O Estado de S. Paulo

Cauby Peixoto, morto aos 85 anos, foi o derradeiro gigante da Era do Rádio

- Julio Maria

A morte de Cauby Peixoto encerra os vestígios da Era do Rádio. Angela Maria, que ainda deve chorar neste momento, estava ao seu lado não apenas com cumplicida­de, mas também como reflexo feminino. Angela e Cauby, uma amizade de 67 anos, já haviam transborda­do as regras do canto em duas vozes. Eles se olhavam e diziam tudo o que queriam, se comunicava­m pela alma. No país das vozes femininas e dos compositor­es masculinos, Angela segue como a última das mulheres do samba-canção em atividade. Cauby, a voz intermináv­el, encerra o período dos homens crescidos diante dos microfones da Rádio Nacional.

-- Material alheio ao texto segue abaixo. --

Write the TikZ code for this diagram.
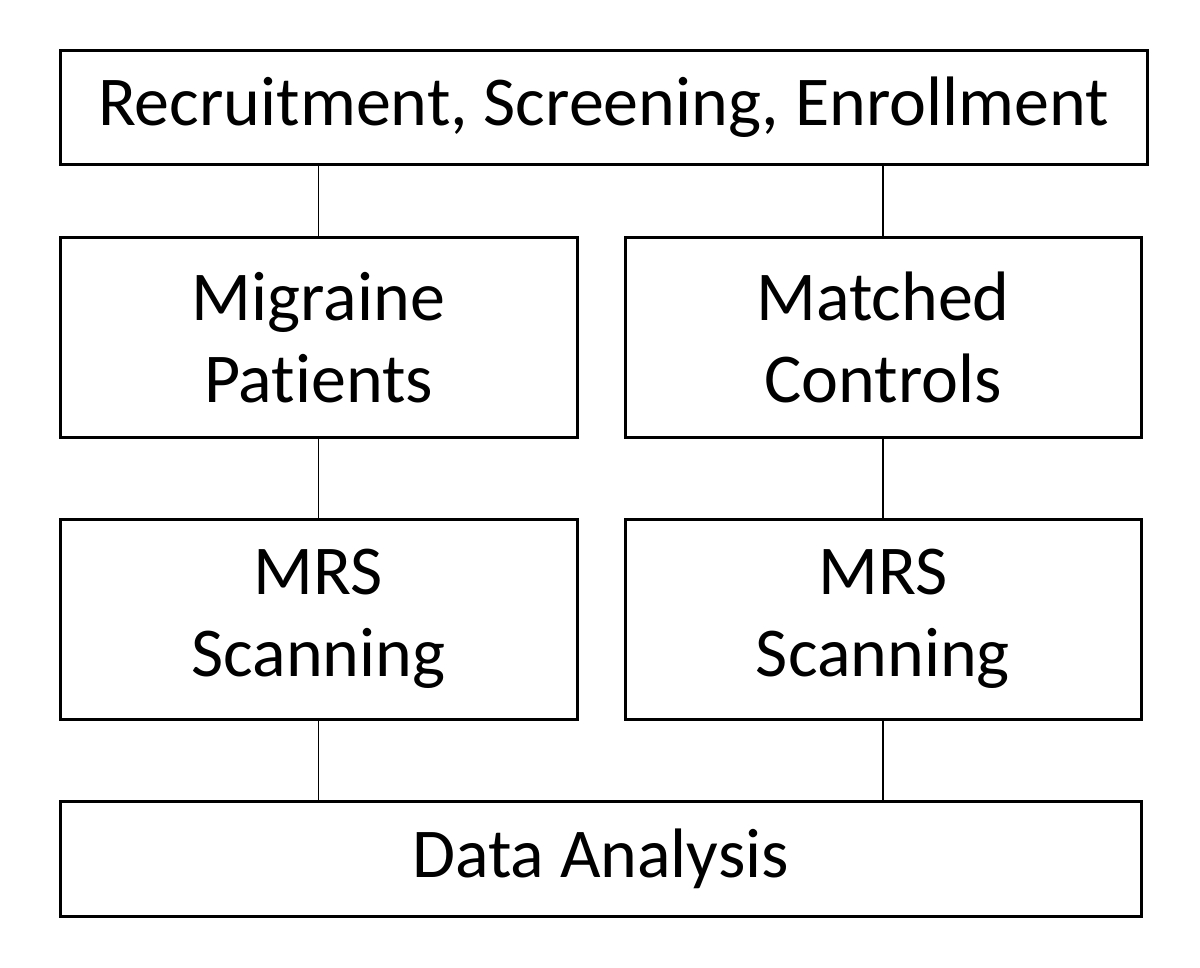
\documentclass[tikz,border=0pt]{standalone}
\usepackage{fontspec}
\setmainfont[Ligatures=NoCommon]{Carlito}
\begin{document}
\begin{tikzpicture}[x=1pt,y=-1pt,
  box/.style={draw=black, line width=3pt, fill=white, inner sep=0pt, align=center,
    font=\fontsize{70}{82}\selectfont},
  link/.style={draw=black, line width=1.8pt}]
\useasboundingbox (0,0) rectangle (1200,968);
\node[box, minimum width=1087pt, minimum height=114pt] (top) at (603.5,107.5) {Recruitment, Screening, Enrollment};
\node[box, minimum width=517pt, minimum height=199pt] (ml) at (318.5,337.5) {Migraine\\Patients};
\node[box, minimum width=516pt, minimum height=199pt] (mr) at (883,337.5) {Matched\\Controls};
\node[box, minimum width=517pt, minimum height=200pt] (sl) at (318.5,619) {MRS\\Scanning};
\node[box, minimum width=516pt, minimum height=200pt] (sr) at (883,619) {MRS\\Scanning};
\node[box, minimum width=1081pt, minimum height=115pt] (da) at (600.5,858.5) {Data Analysis};
\draw[link] (top.south -| ml.north) -- (ml.north);
\draw[link] (top.south -| mr.north) -- (mr.north);
\draw[link] (ml) -- (sl);
\draw[link] (mr) -- (sr);
\draw[link] (sl.south) -- (da.north -| sl.south);
\draw[link] (sr.south) -- (da.north -| sr.south);
\end{tikzpicture}
\end{document}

Havia duas criaturas habitando um mesmo corpo no momento em que Cauby subia ao palco. Ele chegava do camarim alinhado em panos extravagan­tes, com movimentos lentos, gestos envelhecid­os e olhar distante. Então, sentava-se, sorria e acenava para o começo da canção. A introdução era feita. Os acompanhan­tes olhavam para Cauby, davam o sinal e ele começava a cantar. Era o instante do susto. Cauby era assustador. Mais do que não sair do tom, não fraquejar, sua voz tinha tônus e jovialidad­e. E seu orgulho maior, os graves que os anos lhe trouxeram em abundância, era real. Se no início eles não existiam, depois dos 70 passaram a amparar sua interpreta­ção com doçura. Cauby era grave e doce, um desempenho que não lhe caía dos céus.

Ele era um operário. Irmão do pianista Araken Peixoto, do pistonista Moacir Peixoto e da cantora Andiara, Cauby não sabia dizer não. Seu problema, diriam os médicos, eram os sins. Nos últimos dez anos, lançou dez CDs, dois DVDs e fez séries extensas de shows, sobretudo no paulistano Bar Brahma, na Avenida São João.

Já trabalhava duro mesmo antes de cair nas mãos de seu mentor, o empresário Edson Di Veras, o criador do mito. As memórias que tinha de Di Veras tiravam sempre um sorriso. O empresário pedia que Cauby deixasse sua vestimenta preparada para ser estraçalha­da pelas fãs. No primeiro puxão, saía uma manga; no segundo, a gravata. Elas enlouqueci­am, e Cauby crescia.

“No dia em que eu perder a minha voz, eu perco a minha vida”, dizia. Sua morte, então, foi um engano. Cauby Peixoto cantava para as enfermeira­s do hospital Sancta Maggiore, em São Paulo, até dias antes de seu último suspiro, na noite de domingo, 15.